### TASK BRIEF
Return, exactly as written, the lines from the one containing "Output the Python" through the one containing "from matplotlib.ticker import FuncFormatter", with both ends included.

### SUPPLIED MATERIAL
- - -

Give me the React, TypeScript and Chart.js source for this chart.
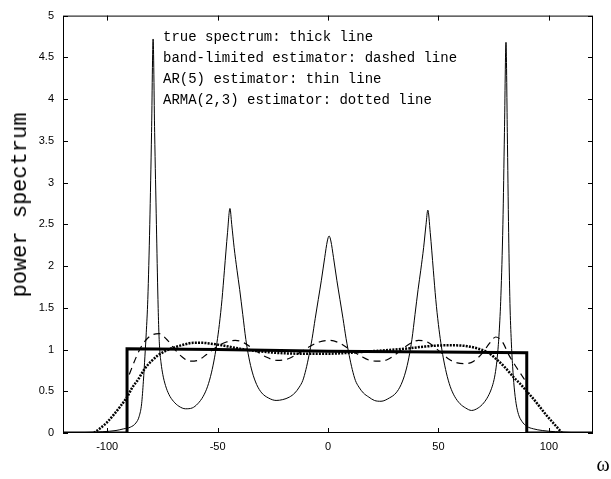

- - -

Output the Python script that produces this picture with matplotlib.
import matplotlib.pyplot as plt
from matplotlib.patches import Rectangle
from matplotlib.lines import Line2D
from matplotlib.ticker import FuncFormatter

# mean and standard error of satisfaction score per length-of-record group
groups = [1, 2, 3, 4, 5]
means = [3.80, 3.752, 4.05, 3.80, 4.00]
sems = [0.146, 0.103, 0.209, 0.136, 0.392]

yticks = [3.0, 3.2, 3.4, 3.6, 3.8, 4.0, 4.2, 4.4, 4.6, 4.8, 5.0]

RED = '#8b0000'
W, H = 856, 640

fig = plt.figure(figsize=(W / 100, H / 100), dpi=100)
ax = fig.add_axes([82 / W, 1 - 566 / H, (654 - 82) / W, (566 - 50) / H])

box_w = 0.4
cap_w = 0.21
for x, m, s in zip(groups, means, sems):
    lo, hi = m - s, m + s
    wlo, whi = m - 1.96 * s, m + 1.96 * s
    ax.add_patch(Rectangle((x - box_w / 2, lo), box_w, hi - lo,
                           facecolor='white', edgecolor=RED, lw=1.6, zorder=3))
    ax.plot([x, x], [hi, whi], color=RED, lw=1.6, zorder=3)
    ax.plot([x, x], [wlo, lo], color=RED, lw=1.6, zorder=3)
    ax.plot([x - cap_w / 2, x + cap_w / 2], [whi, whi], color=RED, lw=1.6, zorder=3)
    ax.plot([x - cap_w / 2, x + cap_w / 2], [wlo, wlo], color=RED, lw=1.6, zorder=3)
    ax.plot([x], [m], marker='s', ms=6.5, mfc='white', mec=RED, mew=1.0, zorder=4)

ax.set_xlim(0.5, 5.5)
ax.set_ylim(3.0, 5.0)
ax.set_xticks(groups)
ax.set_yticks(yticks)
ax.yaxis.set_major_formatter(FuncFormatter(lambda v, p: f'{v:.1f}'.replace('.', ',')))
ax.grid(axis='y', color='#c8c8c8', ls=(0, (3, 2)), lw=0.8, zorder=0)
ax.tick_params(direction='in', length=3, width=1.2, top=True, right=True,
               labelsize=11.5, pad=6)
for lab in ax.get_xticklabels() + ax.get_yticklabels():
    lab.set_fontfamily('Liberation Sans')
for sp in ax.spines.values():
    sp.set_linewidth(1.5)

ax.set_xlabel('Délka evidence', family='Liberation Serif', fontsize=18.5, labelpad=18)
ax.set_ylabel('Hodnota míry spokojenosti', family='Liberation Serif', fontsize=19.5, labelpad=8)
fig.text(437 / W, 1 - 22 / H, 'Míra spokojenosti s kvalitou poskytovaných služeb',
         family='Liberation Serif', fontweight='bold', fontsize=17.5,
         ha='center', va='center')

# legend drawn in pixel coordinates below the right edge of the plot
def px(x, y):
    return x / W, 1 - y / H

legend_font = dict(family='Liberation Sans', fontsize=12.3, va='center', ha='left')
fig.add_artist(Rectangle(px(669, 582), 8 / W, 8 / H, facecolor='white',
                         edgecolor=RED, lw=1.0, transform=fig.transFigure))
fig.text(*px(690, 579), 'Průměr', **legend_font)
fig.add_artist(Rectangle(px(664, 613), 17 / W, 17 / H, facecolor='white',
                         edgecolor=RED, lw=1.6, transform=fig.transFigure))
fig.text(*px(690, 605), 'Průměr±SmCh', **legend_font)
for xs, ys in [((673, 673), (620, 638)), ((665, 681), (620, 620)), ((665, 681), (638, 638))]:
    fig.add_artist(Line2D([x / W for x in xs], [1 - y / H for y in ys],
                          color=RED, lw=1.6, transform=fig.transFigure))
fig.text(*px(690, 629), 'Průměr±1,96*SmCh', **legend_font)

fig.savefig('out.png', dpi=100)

- - -

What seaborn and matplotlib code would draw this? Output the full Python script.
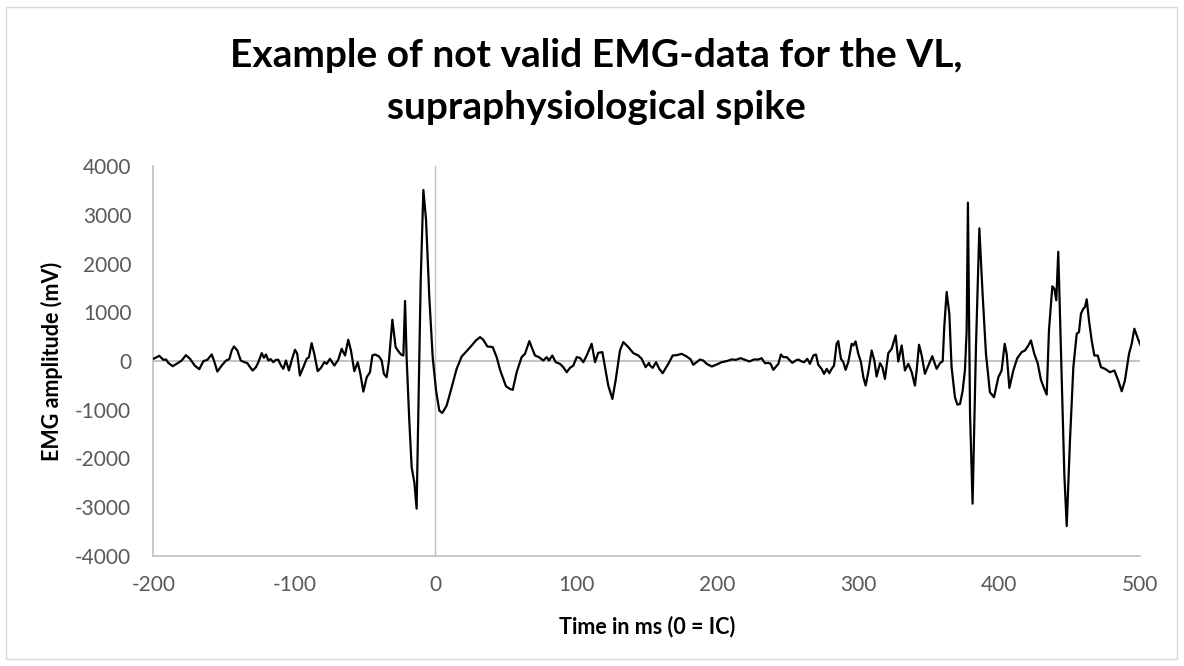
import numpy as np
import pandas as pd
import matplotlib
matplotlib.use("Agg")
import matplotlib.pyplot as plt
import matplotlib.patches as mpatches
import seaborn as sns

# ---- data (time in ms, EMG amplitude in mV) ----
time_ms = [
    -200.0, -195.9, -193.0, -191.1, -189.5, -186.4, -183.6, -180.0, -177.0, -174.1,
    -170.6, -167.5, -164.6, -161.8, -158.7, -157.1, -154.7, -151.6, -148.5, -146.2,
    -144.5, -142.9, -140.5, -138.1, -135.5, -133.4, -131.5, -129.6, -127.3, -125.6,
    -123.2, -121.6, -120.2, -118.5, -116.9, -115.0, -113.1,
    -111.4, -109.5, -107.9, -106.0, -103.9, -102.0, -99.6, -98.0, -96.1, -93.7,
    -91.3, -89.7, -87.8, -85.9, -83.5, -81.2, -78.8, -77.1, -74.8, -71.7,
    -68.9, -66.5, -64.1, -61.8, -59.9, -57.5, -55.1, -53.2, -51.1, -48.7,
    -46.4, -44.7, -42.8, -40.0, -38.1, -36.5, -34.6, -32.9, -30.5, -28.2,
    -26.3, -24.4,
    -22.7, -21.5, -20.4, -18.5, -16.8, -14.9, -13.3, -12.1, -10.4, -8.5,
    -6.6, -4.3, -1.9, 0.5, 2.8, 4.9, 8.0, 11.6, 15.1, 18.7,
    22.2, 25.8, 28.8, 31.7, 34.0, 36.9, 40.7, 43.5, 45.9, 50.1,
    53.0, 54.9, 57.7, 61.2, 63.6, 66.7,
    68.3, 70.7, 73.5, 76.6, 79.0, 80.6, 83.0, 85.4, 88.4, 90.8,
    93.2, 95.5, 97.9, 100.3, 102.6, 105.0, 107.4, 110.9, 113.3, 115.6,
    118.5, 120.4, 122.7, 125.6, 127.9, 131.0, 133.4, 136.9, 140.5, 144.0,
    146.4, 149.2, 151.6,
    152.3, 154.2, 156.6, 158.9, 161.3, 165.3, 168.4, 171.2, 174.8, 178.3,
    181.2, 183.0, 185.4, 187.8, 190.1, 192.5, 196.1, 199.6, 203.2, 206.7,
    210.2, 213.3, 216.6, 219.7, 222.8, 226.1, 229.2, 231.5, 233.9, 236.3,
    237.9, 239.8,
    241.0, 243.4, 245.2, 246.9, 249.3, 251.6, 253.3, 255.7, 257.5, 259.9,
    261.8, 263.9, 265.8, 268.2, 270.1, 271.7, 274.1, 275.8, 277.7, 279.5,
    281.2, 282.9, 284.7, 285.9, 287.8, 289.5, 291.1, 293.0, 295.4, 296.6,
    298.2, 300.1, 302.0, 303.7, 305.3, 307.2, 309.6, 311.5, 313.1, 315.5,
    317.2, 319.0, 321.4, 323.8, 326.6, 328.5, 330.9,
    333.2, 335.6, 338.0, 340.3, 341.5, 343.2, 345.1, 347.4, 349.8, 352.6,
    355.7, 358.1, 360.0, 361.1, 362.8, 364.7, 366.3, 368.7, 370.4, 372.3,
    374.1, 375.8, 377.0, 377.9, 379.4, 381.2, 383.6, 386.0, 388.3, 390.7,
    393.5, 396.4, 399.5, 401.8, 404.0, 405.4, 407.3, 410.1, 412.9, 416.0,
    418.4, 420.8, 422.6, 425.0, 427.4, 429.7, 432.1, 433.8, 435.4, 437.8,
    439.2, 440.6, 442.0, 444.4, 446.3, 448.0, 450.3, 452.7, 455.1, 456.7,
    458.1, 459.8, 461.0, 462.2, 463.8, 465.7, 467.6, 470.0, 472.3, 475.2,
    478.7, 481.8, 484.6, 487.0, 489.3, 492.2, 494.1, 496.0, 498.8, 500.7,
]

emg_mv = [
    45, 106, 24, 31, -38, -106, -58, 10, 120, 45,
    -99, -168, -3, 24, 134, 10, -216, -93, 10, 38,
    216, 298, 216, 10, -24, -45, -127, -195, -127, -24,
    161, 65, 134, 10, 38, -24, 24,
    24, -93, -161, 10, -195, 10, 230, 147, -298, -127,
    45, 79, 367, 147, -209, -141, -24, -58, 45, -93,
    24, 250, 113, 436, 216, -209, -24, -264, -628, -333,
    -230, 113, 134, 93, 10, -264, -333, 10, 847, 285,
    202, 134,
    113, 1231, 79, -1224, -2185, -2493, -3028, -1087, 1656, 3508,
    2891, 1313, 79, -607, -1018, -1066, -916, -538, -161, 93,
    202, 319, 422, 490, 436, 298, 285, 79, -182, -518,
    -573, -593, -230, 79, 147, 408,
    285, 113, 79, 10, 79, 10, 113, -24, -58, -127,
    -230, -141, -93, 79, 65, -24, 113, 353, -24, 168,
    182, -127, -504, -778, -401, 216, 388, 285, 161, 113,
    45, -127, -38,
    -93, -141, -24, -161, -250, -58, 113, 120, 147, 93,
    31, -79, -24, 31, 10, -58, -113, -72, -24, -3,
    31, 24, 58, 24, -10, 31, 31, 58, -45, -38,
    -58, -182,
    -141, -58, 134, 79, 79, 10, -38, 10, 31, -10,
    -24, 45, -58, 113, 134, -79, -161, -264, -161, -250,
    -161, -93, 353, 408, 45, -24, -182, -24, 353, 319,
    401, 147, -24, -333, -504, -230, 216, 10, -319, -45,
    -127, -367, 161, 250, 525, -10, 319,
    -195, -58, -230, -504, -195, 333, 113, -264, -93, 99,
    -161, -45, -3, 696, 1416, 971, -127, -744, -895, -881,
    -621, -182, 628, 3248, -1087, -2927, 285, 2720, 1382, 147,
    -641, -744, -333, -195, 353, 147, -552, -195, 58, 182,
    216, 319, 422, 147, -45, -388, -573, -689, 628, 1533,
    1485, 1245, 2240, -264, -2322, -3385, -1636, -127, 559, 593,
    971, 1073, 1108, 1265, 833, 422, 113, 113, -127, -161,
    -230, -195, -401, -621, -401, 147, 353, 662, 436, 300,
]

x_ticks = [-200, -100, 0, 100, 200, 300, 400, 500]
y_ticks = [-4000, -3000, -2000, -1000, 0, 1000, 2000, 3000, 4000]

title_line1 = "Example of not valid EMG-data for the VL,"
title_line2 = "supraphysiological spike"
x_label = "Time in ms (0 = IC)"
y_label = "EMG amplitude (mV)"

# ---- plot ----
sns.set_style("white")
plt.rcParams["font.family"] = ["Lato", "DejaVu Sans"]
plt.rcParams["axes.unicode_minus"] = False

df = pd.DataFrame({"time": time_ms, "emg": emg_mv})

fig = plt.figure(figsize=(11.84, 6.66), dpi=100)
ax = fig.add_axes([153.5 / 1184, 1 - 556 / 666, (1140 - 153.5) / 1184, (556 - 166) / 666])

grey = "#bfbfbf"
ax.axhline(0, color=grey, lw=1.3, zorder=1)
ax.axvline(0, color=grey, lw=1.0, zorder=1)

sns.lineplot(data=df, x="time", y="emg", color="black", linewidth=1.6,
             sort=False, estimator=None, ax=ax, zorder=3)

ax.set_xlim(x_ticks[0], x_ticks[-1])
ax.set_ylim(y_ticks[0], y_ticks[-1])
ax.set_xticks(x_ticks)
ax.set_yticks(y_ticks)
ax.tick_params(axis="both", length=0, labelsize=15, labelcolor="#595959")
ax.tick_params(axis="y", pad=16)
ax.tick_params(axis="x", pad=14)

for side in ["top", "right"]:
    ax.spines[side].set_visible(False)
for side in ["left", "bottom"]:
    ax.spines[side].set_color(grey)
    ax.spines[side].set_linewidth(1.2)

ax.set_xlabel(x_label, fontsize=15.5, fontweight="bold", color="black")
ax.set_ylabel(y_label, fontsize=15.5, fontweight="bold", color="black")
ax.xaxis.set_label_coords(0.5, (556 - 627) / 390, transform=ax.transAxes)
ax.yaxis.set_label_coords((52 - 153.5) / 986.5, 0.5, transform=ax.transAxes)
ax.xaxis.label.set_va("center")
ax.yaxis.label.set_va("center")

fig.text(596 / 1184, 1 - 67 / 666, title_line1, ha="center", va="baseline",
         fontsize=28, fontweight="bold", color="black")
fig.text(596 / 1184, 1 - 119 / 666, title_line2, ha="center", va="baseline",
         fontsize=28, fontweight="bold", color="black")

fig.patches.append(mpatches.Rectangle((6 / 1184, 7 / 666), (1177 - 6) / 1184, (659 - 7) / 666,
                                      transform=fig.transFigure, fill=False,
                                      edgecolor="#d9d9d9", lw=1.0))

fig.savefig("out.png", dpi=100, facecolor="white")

- - -

### REPLY TO THE EXERCISE
Output the Python script that produces this picture with matplotlib.
import matplotlib.pyplot as plt
from matplotlib.patches import Rectangle
from matplotlib.lines import Line2D
from matplotlib.ticker import FuncFormatter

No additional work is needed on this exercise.